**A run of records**
+ + + + + + +

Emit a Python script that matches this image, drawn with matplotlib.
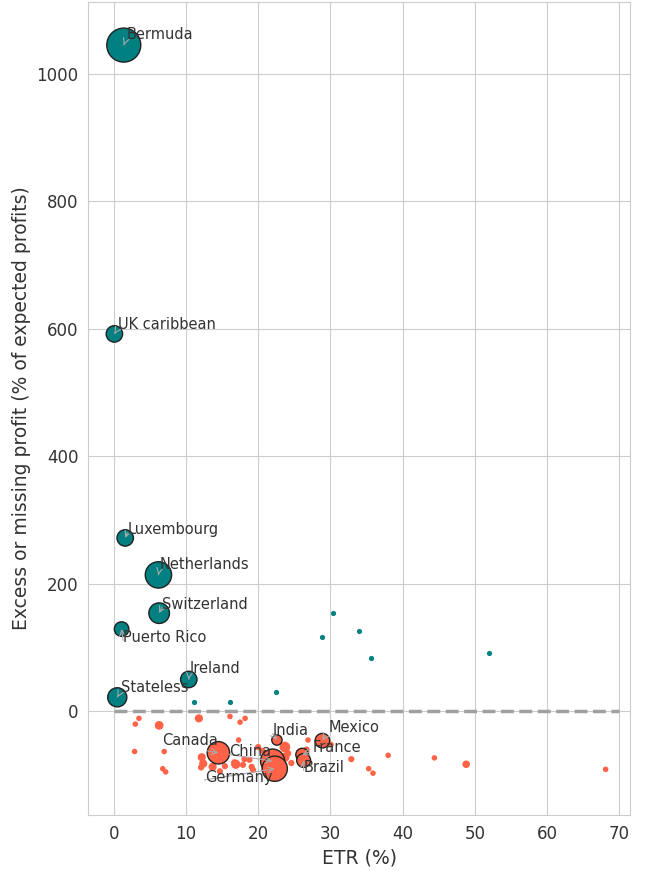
import numpy as np
import matplotlib
matplotlib.use('Agg')
import matplotlib.pyplot as plt
import seaborn as sns

sns.set_style('whitegrid')
plt.rcParams['font.family'] = ['DejaVu Sans']

# 避税天堂（有名字的点）
haven_names = ['Bermuda', 'UK caribbean', 'Luxembourg', 'Netherlands',
               'Switzerland', 'Puerto Rico', 'Ireland', 'Stateless']
haven_etr = [1.4, 0.1, 1.6, 6.2, 6.3, 1.1, 10.4, 0.5]
haven_profit = [1045, 592, 272, 214, 154, 129, 50, 22]
haven_size = [600, 140, 140, 360, 220, 110, 140, 190]
haven_text = [(1.8, 1062), (0.6, 606), (1.9, 285), (6.4, 231),
              (6.7, 168), (1.3, 116), (10.5, 67), (1.0, 37)]

# 其他正值小点
pos_etr = [30.3, 33.9, 28.9, 35.6, 51.9, 22.5, 11.1, 16.1]
pos_profit = [154, 126, 116, 83, 91, 30, 14, 14]

# 有名字的负值国家
big_names = ['Canada', 'China', 'Germany', 'India', 'Mexico', 'France', 'Brazil']
big_etr = [14.5, 22.0, 22.3, 22.6, 28.9, 26.1, 26.3]
big_profit = [-65, -78, -90, -45, -46, -68, -77]
big_size = [260, 300, 330, 55, 110, 85, 100]
big_text = [(6.7, -45), (16.0, -63), (12.6, -103), (22.0, -30),
            (29.8, -25), (27.6, -57), (26.3, -88)]

# 其他负值小点
neg_etr = [3.5, 3.0, 6.3, 11.8, 16.1, 17.5, 18.2, 2.9, 7.0, 6.8, 7.2, 17.3,
           12.2, 12.4, 13.7, 14.7, 15.4, 16.9, 17.9, 19.1, 18.8, 20.0, 19.3,
           18.1, 23.7, 23.7, 23.2, 24.6, 26.9, 26.7, 30.1, 32.9, 38.0, 35.3,
           35.9, 44.4, 48.8, 68.1, 12.1, 16.7, 24.1, 21.8, 20.6]
neg_profit = [-11, -20, -22, -11, -8, -17, -11, -63, -63, -90, -95, -45,
              -72, -82, -87, -94, -86, -83, -84, -87, -76, -56, -92,
              -75, -56, -72, -81, -81, -45, -60, -52, -75, -69, -90,
              -97, -73, -83, -91, -88, -80, -66, -70, -62]
neg_size = [16, 16, 40, 35, 16, 16, 16, 16, 16, 16, 16, 16,
            35, 35, 35, 20, 20, 45, 20, 20, 20, 20, 20,
            20, 60, 45, 20, 20, 16, 20, 16, 20, 16, 16,
            16, 16, 30, 16, 20, 20, 25, 25, 20]

teal = '#008080'
red = '#ff6347'

fig = plt.figure(figsize=(6.45, 8.71), dpi=100)
ax = fig.add_axes([0.137, 0.064, 0.840, 0.934])

ax.scatter(pos_etr, pos_profit, s=14, color=teal, lw=0, zorder=3)
ax.scatter(neg_etr, neg_profit, s=neg_size, color=red, lw=0, zorder=3)
ax.scatter(haven_etr, haven_profit, s=haven_size, color=teal,
           edgecolor='#222222', lw=1, zorder=4)
ax.scatter(big_etr, big_profit, s=big_size, color=red,
           edgecolor='#222222', lw=1, zorder=4)

ax.hlines(0, 0, 70, colors='#a0a0a0', linestyles='--', lw=2.5, zorder=2)

for name, x, y, (tx, ty) in zip(haven_names + big_names,
                                haven_etr + big_etr,
                                haven_profit + big_profit,
                                haven_text + big_text):
    ax.annotate(name, xy=(x, y), xytext=(tx, ty), fontsize=10.5, color='#333333',
                ha='left', va='center', zorder=5,
                arrowprops=dict(arrowstyle='->', color='#aaaaaa', lw=0.8,
                                relpos=(0, 0.3), shrinkA=0, shrinkB=0))

ax.set_xlim(-3.5, 71.5)
ax.set_ylim(-163, 1113)
ax.set_xticks(range(0, 80, 10))
ax.set_yticks([0, 200, 400, 600, 800, 1000])
ax.tick_params(labelsize=12, colors='#333333')
ax.set_xlabel('ETR (%)', fontsize=13.5, color='#333333')
ax.set_ylabel('Excess or missing profit (% of expected profits)', fontsize=13.5,
              color='#333333')

plt.savefig('out.png', dpi=100)
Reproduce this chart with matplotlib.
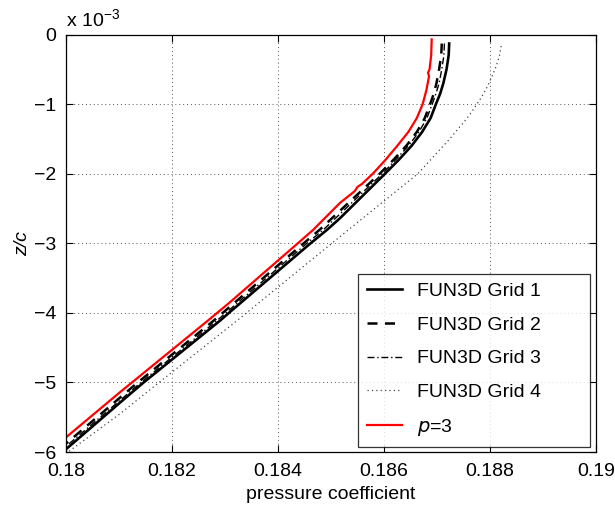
# Surface pressure coefficient profiles near the wall: FUN3D grids vs p=3 solution

import matplotlib.pyplot as plt

plt.rcParams["font.family"] = ["Liberation Sans", "DejaVu Sans"]
plt.rcParams["mathtext.default"] = "regular"

# z/c values are stored in units of 1e-3
grid1_z = [-0.13, -0.3, -0.5, -0.7, -0.85, -1.0, -1.2, -1.4, -1.6, -1.8, -2.0, -2.64, -2.81, -3.01, -3.99,
           -4.11, -5.01, -5.29, -5.96]
grid1_cp = [0.18723, 0.18722, 0.18718, 0.18712, 0.18706, 0.18698, 0.18688, 0.18672, 0.18652, 0.18628,
            0.18602, 0.18517, 0.18492, 0.18460, 0.18309, 0.18291, 0.18145, 0.18102, 0.18000]

grid2_z = [-0.13, -0.3, -0.5, -0.7, -0.85, -1.0, -1.2, -1.4, -1.6, -1.8, -2.0, -2.81, -3.01, -4.11, -5.01,
           -5.88]
grid2_cp = [0.18709, 0.18708, 0.18704, 0.18699, 0.18694, 0.18687, 0.18677, 0.18662, 0.18642, 0.18618,
            0.18592, 0.18478, 0.18447, 0.18279, 0.18134, 0.18000]

grid3_z = [-0.13, -0.3, -0.5, -0.7, -0.85, -1.0, -1.2, -1.4, -1.6, -1.8, -2.0, -2.81, -3.01, -4.11, -5.01,
           -5.92]
grid3_cp = [0.18714, 0.18713, 0.18709, 0.18704, 0.18698, 0.18691, 0.18681, 0.18666, 0.18646, 0.18622,
            0.18597, 0.18485, 0.18453, 0.18285, 0.18140, 0.18000]

grid4_z = [-0.165, -0.3, -0.45, -0.6, -0.75, -0.9, -1.05, -1.2, -1.5, -2.0, -2.88, -4.11, -5.01, -5.45, -6.0]
grid4_cp = [0.18821, 0.18818, 0.18812, 0.18804, 0.18795, 0.18784, 0.18771, 0.18757, 0.18724, 0.18664,
            0.18521, 0.18323, 0.18174, 0.18102, 0.18004]

p3_z = [-0.07, -0.3, -0.5, -0.55, -0.6, -0.8, -1.0, -1.2, -1.4, -1.6, -1.8, -2.0, -2.15, -2.19, -2.25,
        -2.42, -2.81, -3.01, -3.85, -4.11, -5.01, -5.14, -5.79]
p3_cp = [0.18690, 0.18689, 0.18686, 0.18683, 0.18685, 0.18680, 0.18673, 0.18662, 0.18646, 0.18625,
         0.18603, 0.18579, 0.18558, 0.18550, 0.18545, 0.18517, 0.18466, 0.18436, 0.18309, 0.18268,
         0.18123, 0.18102, 0.18000]

x_ticks = [0.18, 0.182, 0.184, 0.186, 0.188, 0.19]
y_ticks = [-6, -5, -4, -3, -2, -1, 0]

fig = plt.figure(figsize=(6.15, 5.11), dpi=100)
ax = fig.add_axes([66 / 615, 1 - 452 / 511, 530 / 615, 417.5 / 511])

ax.plot(grid1_cp, grid1_z, color="black", lw=1.9, label="FUN3D Grid 1")
ax.plot(grid2_cp, grid2_z, color="black", lw=1.8, dashes=(4, 3), label="FUN3D Grid 2")
ax.plot(grid3_cp, grid3_z, color="black", lw=1.0, dashes=(5, 2, 1, 2), label="FUN3D Grid 3")
ax.plot(grid4_cp, grid4_z, color="#444444", lw=0.9, dashes=(1, 2.5), label="FUN3D Grid 4")
ax.plot(p3_cp, p3_z, color="red", lw=1.6, label="$\\mathit{p}$=3")

ax.set_xlim(0.18, 0.19)
ax.set_ylim(-6, 0)
ax.set_xticks(x_ticks)
ax.set_xticklabels(["%g" % t for t in x_ticks])
ax.set_yticks(y_ticks)
ax.set_yticklabels(["\u2212%d" % -t if t < 0 else "0" for t in y_ticks])
ax.tick_params(direction="in", top=True, right=True, labelsize=14, length=5, width=0.8)
ax.tick_params(axis="x", pad=8)
ax.tick_params(axis="y", pad=7)
ax.grid(True, linestyle=(0, (1, 3)), color="#555555", lw=0.7)
for side in ax.spines.values():
    side.set_linewidth(0.9)

ax.set_xlabel("pressure coefficient", fontsize=14, labelpad=4)
ax.set_ylabel("z/c", fontsize=14, style="italic", labelpad=2)
ax.text(0.0, 1.01, "x 10$^{\u22123}$", transform=ax.transAxes, fontsize=14, ha="left", va="bottom")

# legend stretched across a fixed box in the lower right corner
leg = ax.legend(loc="lower right", bbox_to_anchor=(292 / 530, 5 / 417.5, 232 / 530, 0.1),
                mode="expand", borderaxespad=0, fontsize=14, frameon=True, fancybox=False,
                edgecolor="black", handlelength=1.8, handletextpad=0.8, labelspacing=0.83,
                borderpad=0.45)
leg.get_frame().set_linewidth(0.9)

fig.savefig("out.png", dpi=100)
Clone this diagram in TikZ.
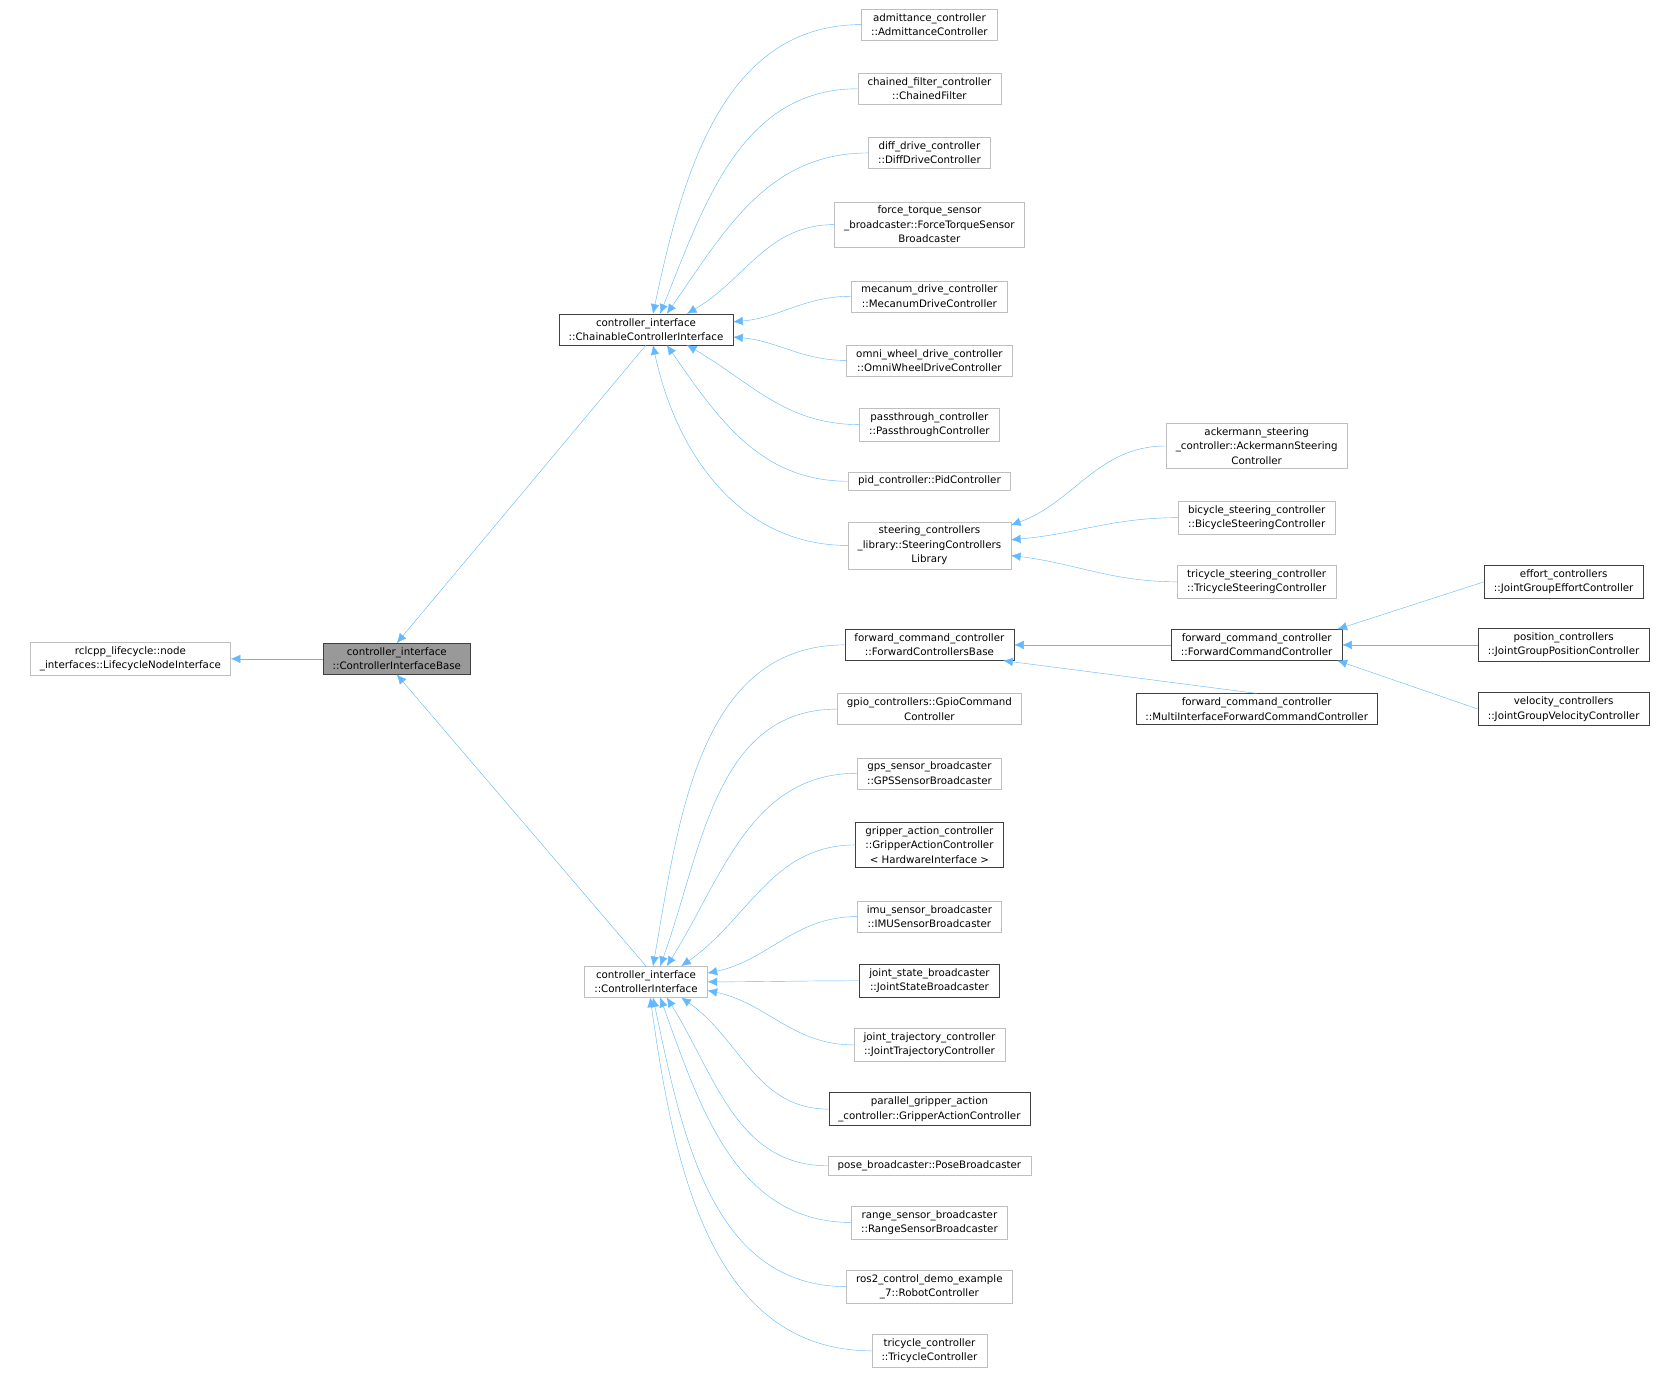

+ + + + + + +

**Exercise brief**
Look through the material and copy each line that has "with".

**Completed exercise**
Emit a Python script that matches this image, drawn with matplotlib.
Reproduce this chart with matplotlib.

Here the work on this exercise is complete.